Disclaimer: This information is for educational purposes only. Export rate designs vary significantly by state and utility. Consult with a local solar professional and your utility provider to understand the specific compensation rules and financial incentives available in your area. This is not financial or legal advice.
Frequently Asked Questions
What is the main difference between net metering and net billing?
Net Metering
Net metering is a 1-for-1 credit system. The excess electricity you send to the grid is credited to your account at the full retail rate, effectively spinning your meter backward.
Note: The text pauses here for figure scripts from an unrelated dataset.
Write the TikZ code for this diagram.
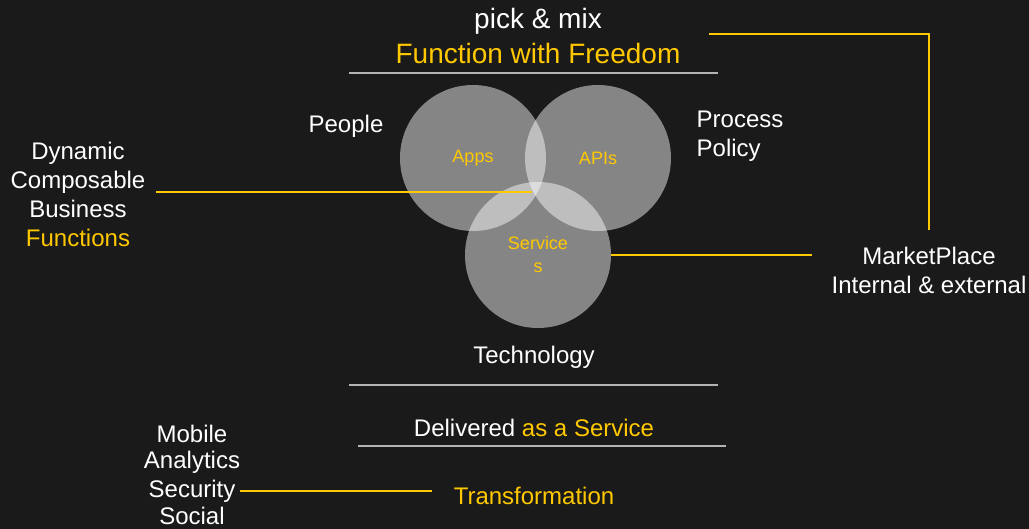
\documentclass[tikz,border=0pt]{standalone}
\usepackage{fontspec}
\setmainfont{Liberation Sans}
\definecolor{bg}{HTML}{1A1A1A}
\definecolor{gold}{HTML}{FFC800}
\definecolor{rulegray}{HTML}{B4B4B4}

\begin{document}
\begin{tikzpicture}[x=1pt,y=-1pt,
    big/.style={text=white,font=\fontsize{28}{32}\selectfont},
    txt/.style={text=white,font=\fontsize{24}{29}\selectfont,align=center},
    blob/.style={circle,fill=white,fill opacity=0.47,text opacity=1,minimum size=146pt,inner sep=0pt,
      text=gold,font=\fontsize{18}{23}\selectfont,align=center},
    link/.style={draw=gold,line width=2pt},
    hrule/.style={draw=rulegray,line width=2.5pt}]

      \fill[bg] (0,0) rectangle (1029,529);
      \useasboundingbox (0,0) rectangle (1029,529);

      \node[big] (pick) at (538,21) {pick \& mix};
      \node[big,text=gold] (fwf) at (538,53) {Function with Freedom};
      \draw[hrule] (349,73) -- (718,73);

      \node[blob] (apps) at (473,158) {Apps};
      \node[blob] (apis) at (598,158) {APIs};
      \node[blob] (svc) at (538,255) {Service\\s};

      \node[txt] (people) at (346,126) {People};
      \node[txt,align=left] (proc) at (740,136) {Process\\Policy};
      \node[txt] (dyn) at (78,194) {Dynamic\\Composable\\Business\\\textcolor{gold}{Functions}};
      \node[txt] (mkt) at (929,270) {MarketPlace\\Internal \& external};
      \node[txt] (tech) at (534,357) {Technology};

      \draw[hrule] (349,385) -- (718,385);
      \node[txt] (das) at (534,428) {Delivered \textcolor{gold}{as a Service}};
      \draw[hrule] (358,446) -- (726,446);

      \node[txt] (mobile) at (192,434) {Mobile};
      \node[txt] (analytics) at (192,462) {Analytics};
      \node[txt] (security) at (192,491) {Security};
      \node[txt] (social) at (192,516) {Social};
      \node[txt,text=gold] (trans) at (534,496) {Transformation};

      \coordinate (core) at (532,192);
      \coordinate (tap) at (709,34);

      \draw[link,shorten <=7pt] (dyn.east |- core) -- (core);
      \draw[link,shorten >=16pt] (svc.east) -- (svc.east -| mkt.west);
      \draw[link] (tap) -| ([yshift=13pt]mkt.north);
      \draw[link,shorten <=1pt,shorten >=18pt] (security.east) -- (security.east -| trans.west);
    \end{tikzpicture}
\end{document}
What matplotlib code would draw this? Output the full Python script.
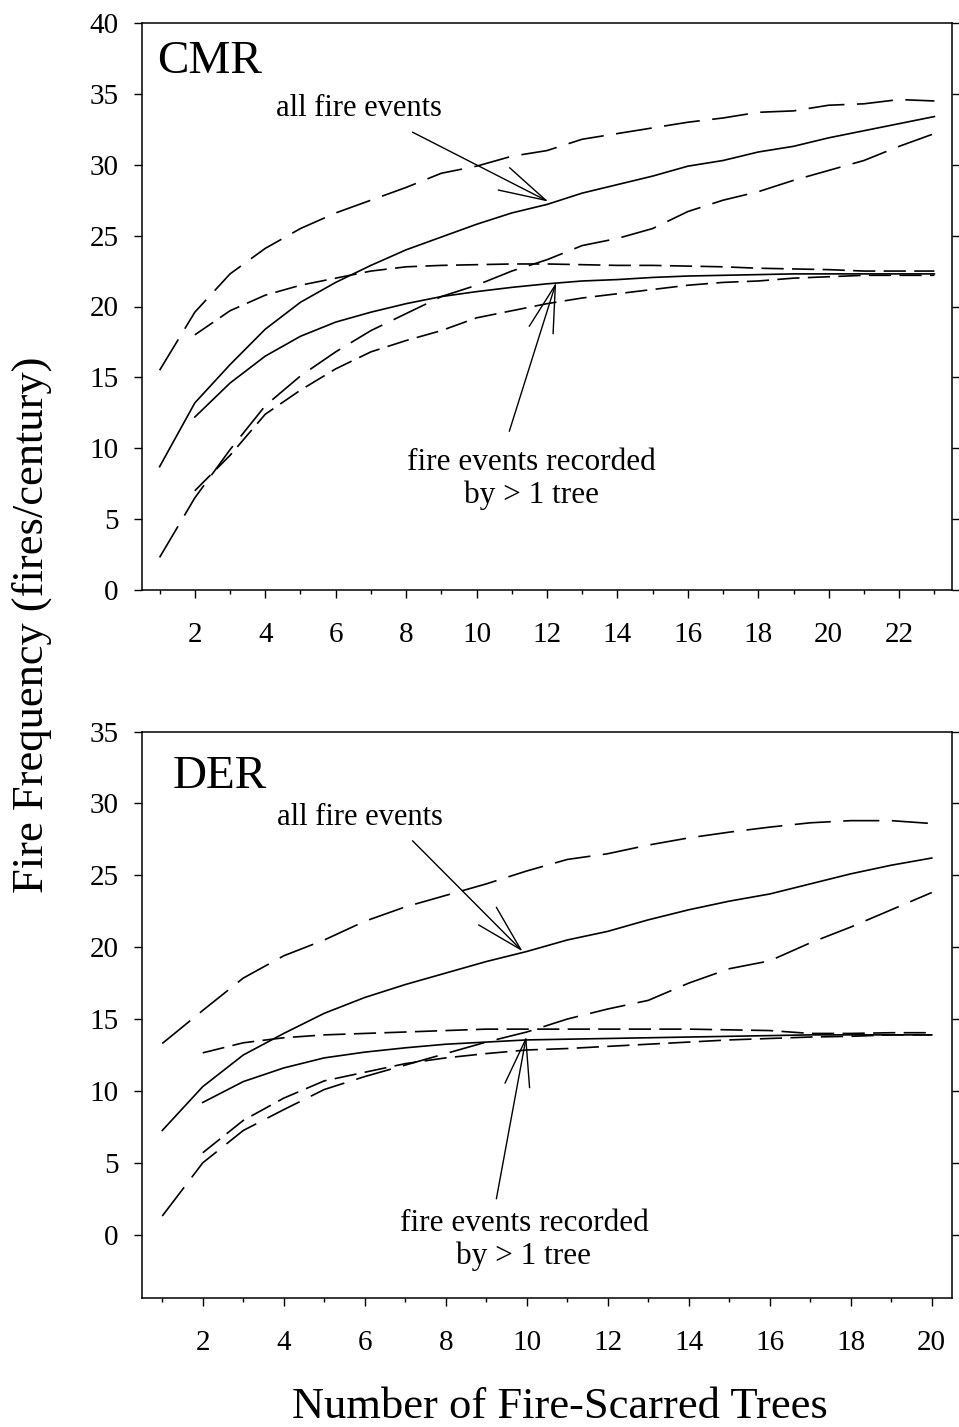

You use these credits when you draw power from the grid at night or on cloudy days.
Net Billing
Net billing separates the rates. You are paid for your exported electricity at a specific 'export rate,' which is often based on the utility's avoided cost. You still pay the full retail rate for any electricity you buy from the grid. This often results in a lower compensation rate than traditional net metering.
How does an energy storage system increase my solar payback?
By Maximizing Self-Consumption and Leveraging TOU Rates
A battery allows you to store excess solar energy produced during the day instead of exporting it for a low credit. You can then use this stored energy in the evening, avoiding the need to buy expensive peak-rate electricity from the grid. Under Time-of-Use (TOU) export rates, you can also choose to export this stored energy during peak hours to earn a much higher compensation rate, accelerating your system's payback period.
Are these advanced export rates available everywhere?
Availability Varies by Location
No, the availability of these rate designs is highly dependent on your state and local utility company. While traditional net metering is still common, many regions are transitioning to net billing, TOU rates, or pilot programs for more advanced designs like VOST. It is crucial to check your local utility's current policies and tariffs for distributed generation customers.